With Manchester United trailing 2-0 against Spurs, the lacklustre Nani is hauled off and replaced by Carlos Tevez. The Red Devils go on to hammer their opponents 5-2. Fast-forward a season and the story is a very different one. Nani opens the scoring against Arsenal and then runs the length of the field before playing the ball into Wayne Rooney. It finishes 3-1 and the Portuguese star declares it his best match so far.
It is this kind of inconsistency which has plagued the 23-year-old’s Old Trafford career. Fans can never be sure how their No.17 is going to perform. Flashes of brilliance are often interspersed with performances that scream of immaturity and a lack of awareness. Following his return from injury last January, however, something appeared to fall into place and he finished 2009/2010 in sublime form.
Confidence seems to have a direct correlation to his performances. Nani admitted that being given more time on the pitch last season had increased his self belief. The weight of expectation which accompanied his £17m signing could also be a factor. He was forced to bear a particularly challenging brunt. Comparisons with a certain compatriot were inevitable, although many have forgotten that Cristiano Ronaldo did not begin his Manchester United career in the scintillating form he has become synonymous with. Then there were stories that Sir Alex Ferguson was grooming him to become the new Ryan Giggs, something which must have played on Nani’s mind every time he was substituted for the legendary Welshman.

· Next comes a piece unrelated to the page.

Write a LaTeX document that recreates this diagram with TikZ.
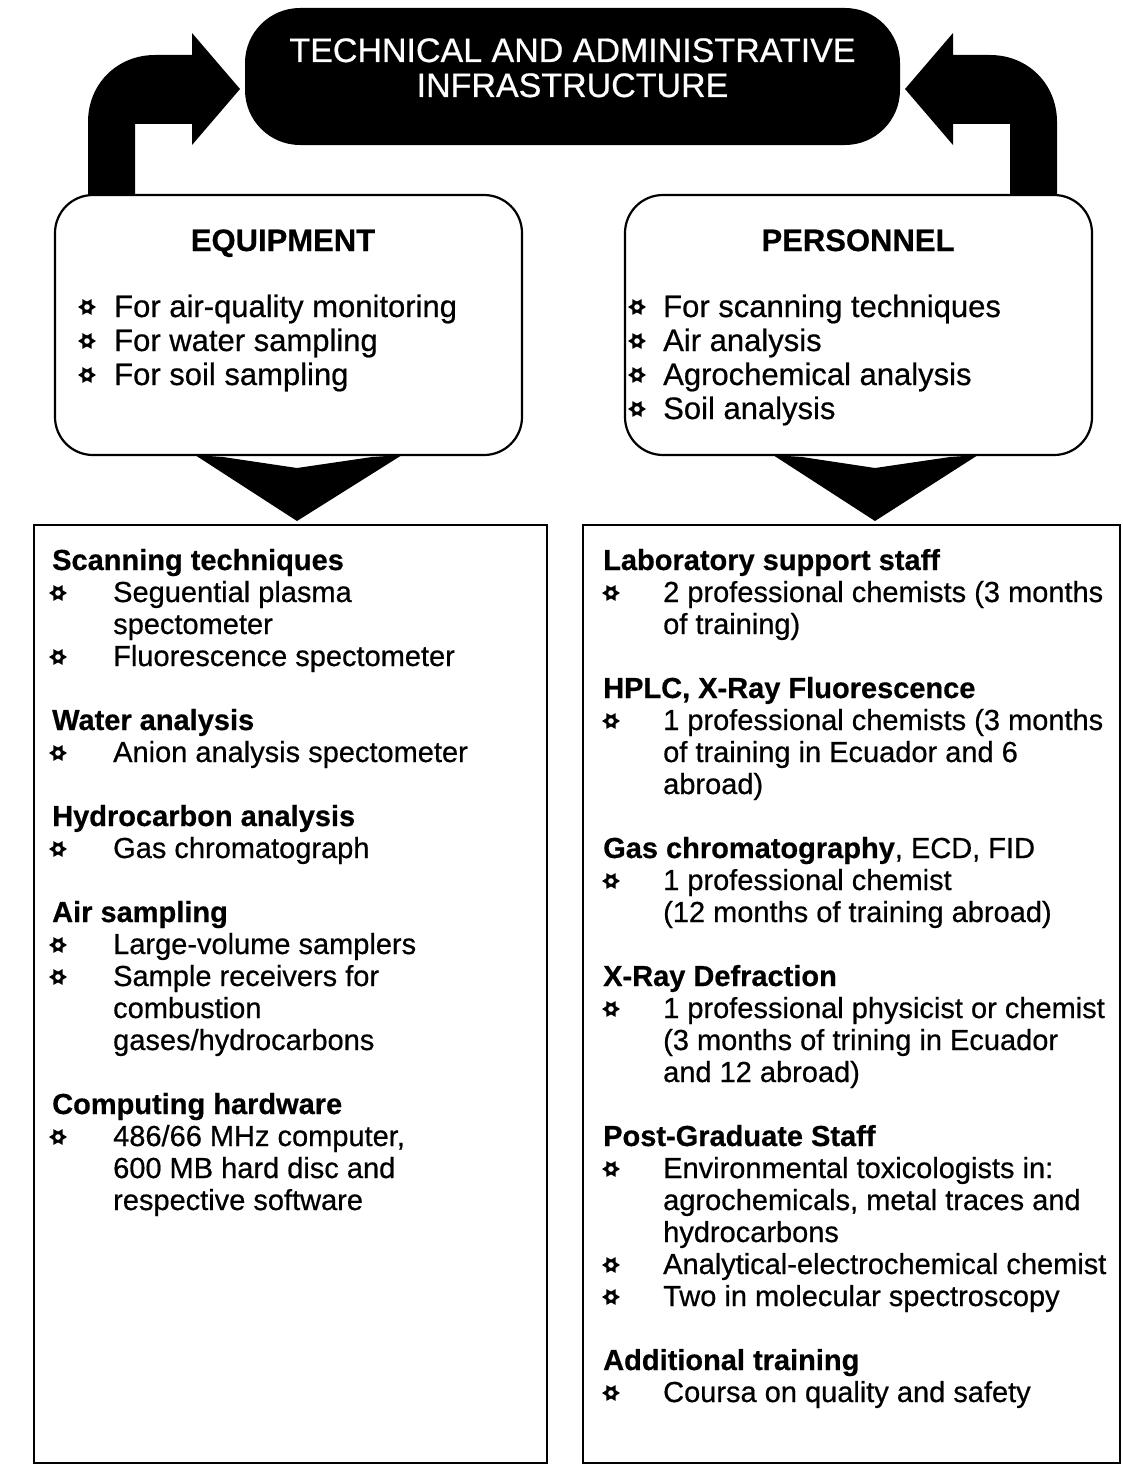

Perhaps it was with the confidence issue in mind that Sir Alex Ferguson decided to reward Nani’s displays by offering him a new four-year contract in March. Fans also appear to have overlooked the player’s past erratic displays and have recognised that he is able to conjure up world class skill and outmanoeuvre the Premiership’s best defenders on a regular basis. In the build up to this season, talk has focussed not on how the winger will perform, but where to play him in the first XI. The majority of Nani’s best performances last season were from the right flank but Antonio Valencia, who is only suited to this side of the pitch, was integral to Wayne Rooney’s goal scoring heroics, and fans would rather see Nani move to the left than the consistent Ecuadorian dropped from the side. His performance in Bayern Munich during the quarter-finals of the Champions League, however, suggests that he can easily make this position his own.
Nani’s main target for this season needs to be to score more in the league. A total of four is his best record since arriving in Manchester. Valencia is a more defensive minded player, and if Sir Alex opts to play a lone striker again, it will be up to Nani to help provide the goals. On their way to the title, Chelsea scored 17 times more than United, and Florent Malouda hit the back of the net 12 times. Coupled with the fact that the Red Devils do not have someone like Frank Lampard who is capable of 20 goals a season, Nani becomes all the more important. Playing down the left will allow him to cut inside more often, using his right foot, and this should be reflected in an increased goal tally.
2009/2010 did not get off to the best of starts for Nani. This time round, however, things seem more positive. Although visibly disappointed about missing the World Cup with a dislocated collarbone, the winger has put all his efforts into being fit for the new campaign. Nani himself seems really optimistic and stated: ‘I am so happy to come back. Now I just want to start the season as quickly as possible, to play and score goals.’ The memories of Cristiano Ronaldo are beginning to be banished to the Old Trafford hall of fame and people are willing to accept Nani as Nani, and not as an heir to the superstar from Madeira’s throne. If confidence was really all that was holding United’s No.17 back, then he should be in for a sensational season.